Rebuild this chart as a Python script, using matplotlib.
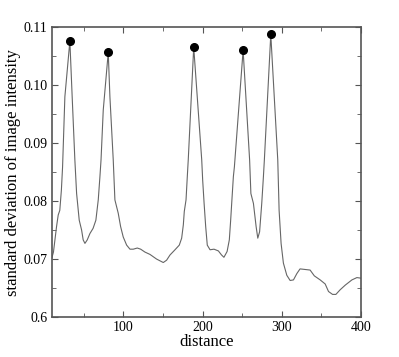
import matplotlib
matplotlib.use('Agg')
import matplotlib.pyplot as plt
from matplotlib.ticker import MultipleLocator, FixedLocator, FixedFormatter

# traced profile
distance = [10, 12, 15.9, 18, 20, 22, 23.5, 26.4, 32.7, 35.6, 39, 41.2, 44.5, 47.5, 49.5, 51.7,
            54.6, 58, 62, 65.5, 68.5, 70.6, 72, 74.8, 81.1, 83.2, 87.4, 89.5, 93.7, 96.7, 100,
            104.3, 108.5, 112.7, 117.7, 122, 127.4, 133.7, 142, 150.5, 154.7, 159, 165.3, 170.7,
            173.7, 175.8, 177, 179.2, 180.8, 182, 188.9, 199, 200.2, 202, 204, 206, 209.5, 214.5,
            220, 224, 227, 231, 233.8, 235.5, 236.8, 238.9, 240.2, 251.2, 259.4, 261, 264.2,
            267.6, 269.7, 272, 274.7, 276.8, 278, 286.1, 294.9, 296.6, 299.1, 302, 306.3, 310.5,
            314.7, 319, 323, 329.4, 335.7, 341, 348.4, 354.7, 358.9, 364, 368.2, 373.6, 380,
            388.4, 394.7, 400]
stdev = [0.0702, 0.0712, 0.0756, 0.0776, 0.0784, 0.0819, 0.0859, 0.0980, 0.1076, 0.0980,
         0.0871, 0.0813, 0.0767, 0.0750, 0.0733, 0.0727, 0.0733, 0.0744, 0.0753, 0.0767,
         0.0802, 0.0842, 0.0871, 0.0957, 0.10564, 0.0980, 0.0871, 0.0802, 0.0779, 0.0756,
         0.0738, 0.0724, 0.0717, 0.0717, 0.0719, 0.0717, 0.0712, 0.0708, 0.0700, 0.0694,
         0.0698, 0.0707, 0.0716, 0.0724, 0.0736, 0.0759, 0.0782, 0.0802, 0.0842, 0.0871,
         0.10655, 0.0871, 0.0836, 0.0796, 0.0756, 0.0724, 0.0716, 0.0717, 0.0714, 0.0707,
         0.0703, 0.0713, 0.0733, 0.0767, 0.0796, 0.0842, 0.0859, 0.10603, 0.0871, 0.0813,
         0.0796, 0.0756, 0.0736, 0.0747, 0.0796, 0.0842, 0.0871, 0.10874, 0.0871, 0.0784,
         0.0727, 0.0693, 0.0672, 0.0663, 0.0664, 0.0675, 0.0683, 0.0682, 0.0681, 0.0671,
         0.0664, 0.0657, 0.0644, 0.0639, 0.0639, 0.0647, 0.0655, 0.0664, 0.0668, 0.0667]

# peak markers
peak_x = [32.7, 81.1, 188.9, 251.2, 286.1]
peak_y = [0.1076, 0.10564, 0.10655, 0.10603, 0.10874]

ytick_vals = [0.06, 0.07, 0.08, 0.09, 0.10, 0.11]
ytick_labels = ['0.6', '0.07', '0.08', '0.09', '0.10', '0.11']

plt.rcParams['font.family'] = ['Liberation Serif', 'DejaVu Serif']

fig = plt.figure(figsize=(3.99, 3.57), dpi=100)
ax = fig.add_axes([0.130, 0.112, 0.775, 0.812])

ax.plot(distance, stdev, color='#666666', linewidth=0.8)
ax.plot(peak_x, peak_y, 'o', color='black', markersize=5.5)

ax.set_xlim(10, 400)
ax.set_ylim(0.06, 0.11)
ax.xaxis.set_major_locator(FixedLocator([100, 200, 300, 400]))
ax.xaxis.set_minor_locator(MultipleLocator(50))
ax.yaxis.set_major_locator(FixedLocator(ytick_vals))
ax.yaxis.set_major_formatter(FixedFormatter(ytick_labels))
ax.yaxis.set_minor_locator(MultipleLocator(0.005))

ax.tick_params(which='both', direction='in', top=True, right=True,
               labelsize=10, color='#555555', pad=3)
ax.tick_params(which='major', length=4)
ax.tick_params(which='minor', length=3)
for s in ax.spines.values():
    s.set_color('#555555')
    s.set_linewidth(1.2)

ax.set_xlabel('distance', fontsize=12, labelpad=0)
ax.set_ylabel('standard deviation of image intensity', fontsize=12, labelpad=2)

fig.savefig('out.png', dpi=100)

....

**AIM:** Repeat all the data as it stands, dropping any images it holds.

**ANSWER TO THE PROBLEM:**
Rebuild this chart as a Python script, using matplotlib.
import matplotlib
matplotlib.use('Agg')
import matplotlib.pyplot as plt
from matplotlib.ticker import MultipleLocator, FixedLocator, FixedFormatter

# traced profile
distance = [10, 12, 15.9, 18, 20, 22, 23.5, 26.4, 32.7, 35.6, 39, 41.2, 44.5, 47.5, 49.5, 51.7,
            54.6, 58, 62, 65.5, 68.5, 70.6, 72, 74.8, 81.1, 83.2, 87.4, 89.5, 93.7, 96.7, 100,
            104.3, 108.5, 112.7, 117.7, 122, 127.4, 133.7, 142, 150.5, 154.7, 159, 165.3, 170.7,
            173.7, 175.8, 177, 179.2, 180.8, 182, 188.9, 199, 200.2, 202, 204, 206, 209.5, 214.5,
            220, 224, 227, 231, 233.8, 235.5, 236.8, 238.9, 240.2, 251.2, 259.4, 261, 264.2,
            267.6, 269.7, 272, 274.7, 276.8, 278, 286.1, 294.9, 296.6, 299.1, 302, 306.3, 310.5,
            314.7, 319, 323, 329.4, 335.7, 341, 348.4, 354.7, 358.9, 364, 368.2, 373.6, 380,
            388.4, 394.7, 400]
stdev = [0.0702, 0.0712, 0.0756, 0.0776, 0.0784, 0.0819, 0.0859, 0.0980, 0.1076, 0.0980,
         0.0871, 0.0813, 0.0767, 0.0750, 0.0733, 0.0727, 0.0733, 0.0744, 0.0753, 0.0767,
         0.0802, 0.0842, 0.0871, 0.0957, 0.10564, 0.0980, 0.0871, 0.0802, 0.0779, 0.0756,
         0.0738, 0.0724, 0.0717, 0.0717, 0.0719, 0.0717, 0.0712, 0.0708, 0.0700, 0.0694,
         0.0698, 0.0707, 0.0716, 0.0724, 0.0736, 0.0759, 0.0782, 0.0802, 0.0842, 0.0871,
         0.10655, 0.0871, 0.0836, 0.0796, 0.0756, 0.0724, 0.0716, 0.0717, 0.0714, 0.0707,
         0.0703, 0.0713, 0.0733, 0.0767, 0.0796, 0.0842, 0.0859, 0.10603, 0.0871, 0.0813,
         0.0796, 0.0756, 0.0736, 0.0747, 0.0796, 0.0842, 0.0871, 0.10874, 0.0871, 0.0784,
         0.0727, 0.0693, 0.0672, 0.0663, 0.0664, 0.0675, 0.0683, 0.0682, 0.0681, 0.0671,
         0.0664, 0.0657, 0.0644, 0.0639, 0.0639, 0.0647, 0.0655, 0.0664, 0.0668, 0.0667]

# peak markers
peak_x = [32.7, 81.1, 188.9, 251.2, 286.1]
peak_y = [0.1076, 0.10564, 0.10655, 0.10603, 0.10874]

ytick_vals = [0.06, 0.07, 0.08, 0.09, 0.10, 0.11]
ytick_labels = ['0.6', '0.07', '0.08', '0.09', '0.10', '0.11']

plt.rcParams['font.family'] = ['Liberation Serif', 'DejaVu Serif']

fig = plt.figure(figsize=(3.99, 3.57), dpi=100)
ax = fig.add_axes([0.130, 0.112, 0.775, 0.812])

ax.plot(distance, stdev, color='#666666', linewidth=0.8)
ax.plot(peak_x, peak_y, 'o', color='black', markersize=5.5)

ax.set_xlim(10, 400)
ax.set_ylim(0.06, 0.11)
ax.xaxis.set_major_locator(FixedLocator([100, 200, 300, 400]))
ax.xaxis.set_minor_locator(MultipleLocator(50))
ax.yaxis.set_major_locator(FixedLocator(ytick_vals))
ax.yaxis.set_major_formatter(FixedFormatter(ytick_labels))
ax.yaxis.set_minor_locator(MultipleLocator(0.005))

ax.tick_params(which='both', direction='in', top=True, right=True,
               labelsize=10, color='#555555', pad=3)
ax.tick_params(which='major', length=4)
ax.tick_params(which='minor', length=3)
for s in ax.spines.values():
    s.set_color('#555555')
    s.set_linewidth(1.2)

ax.set_xlabel('distance', fontsize=12, labelpad=0)
ax.set_ylabel('standard deviation of image intensity', fontsize=12, labelpad=2)

fig.savefig('out.png', dpi=100)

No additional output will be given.